Malbec compared with other reds
If you are choosing between familiar grapes, use these as directional shortcuts, then open the full comparison.
- Malbec vs Merlot: Malbec is often darker and firmer; Merlot is often rounder and softer.
- Malbec vs Cabernet Sauvignon: Cabernet commonly brings more linear tannin and cassis or herbal notes; Malbec often feels broader and more plum-led.
- Malbec vs Pinot Noir: Pinot Noir is usually lighter in color and body with brighter acidity; Malbec generally has more mass and dark fruit.
- Malbec vs Syrah or Shiraz: Both can be dark and full, while Syrah often leans peppery, smoky, or savory and Malbec toward plum and violet.
Our Malbec comparison guide puts all four in one matrix and adds Zinfandel, Bonarda, and Cabernet Franc as short decision paths without replacing the exact head-to-head pages.
The Familia Morgan point of view
A winemaker can love the work inside a cellar, but great wine begins with attention to fruit. Pruning, crop balance, irrigation, canopy, and harvest timing shape the material before fermentation begins. That is why our San Rafael perspective stays connected to the vines and to the people tending them.
We also see oak as a choice rather than a default destination. Showing Malbec without obvious wood can make its fruit and texture easier to read; using oak thoughtfully can build another layer. Neither route excuses unbalanced fruit.

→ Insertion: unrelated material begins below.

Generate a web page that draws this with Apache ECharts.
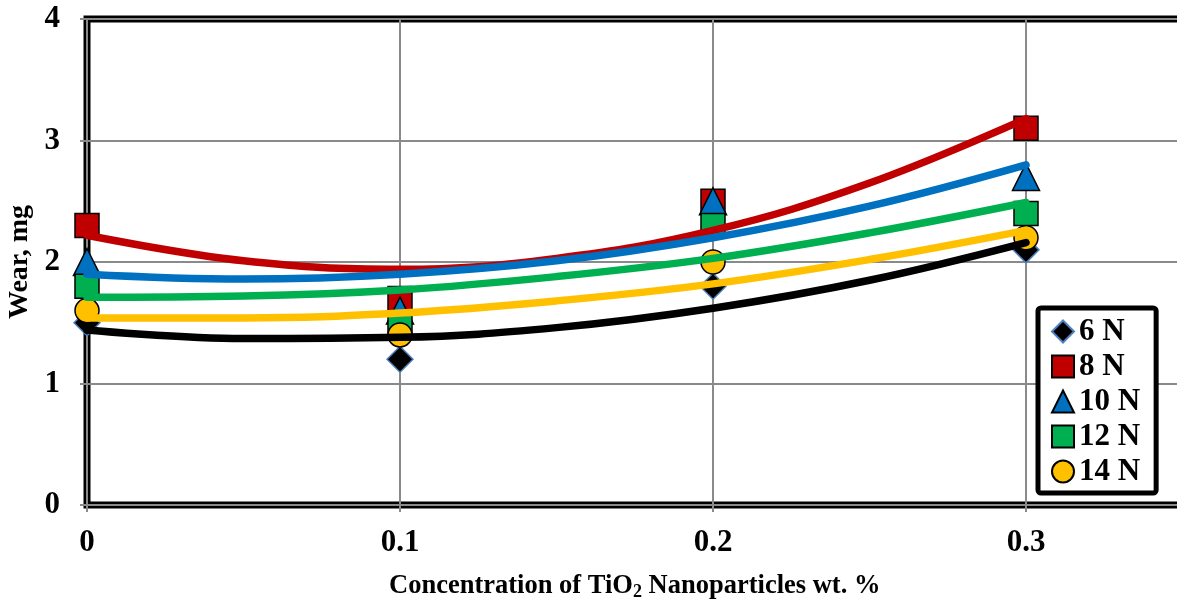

Find your version of Malbec
Compare the origin and cellar notes, then choose the style that fits your table rather than the loudest claim on the label.
Sources and methodology
The sensory descriptions above are comparative tendencies, not official definitions. Vineyard statistics and label rules are tied to their source dates, and French appellation rules are kept separate from general stylistic observations.
- INV, 2025 Annual Vineyard Surface Report, for national, Mendoza, and Malbec planted area.
- INV, Malbec report, 2025, for variety history and distribution context; newer surface totals above take precedence where the reports differ.
- INV Resolution 37/2025, for Argentine vintage, varietal, Reserva, Gran Reserva, and Roble rules applying from 2026.
- INAO, Cahors appellation overview and current Cahors specification, for the French legal framework.
- Food Chemistry, standardized Mendoza Malbec study, for the evidence that geographic origin affects profiles across a multivariable landscape.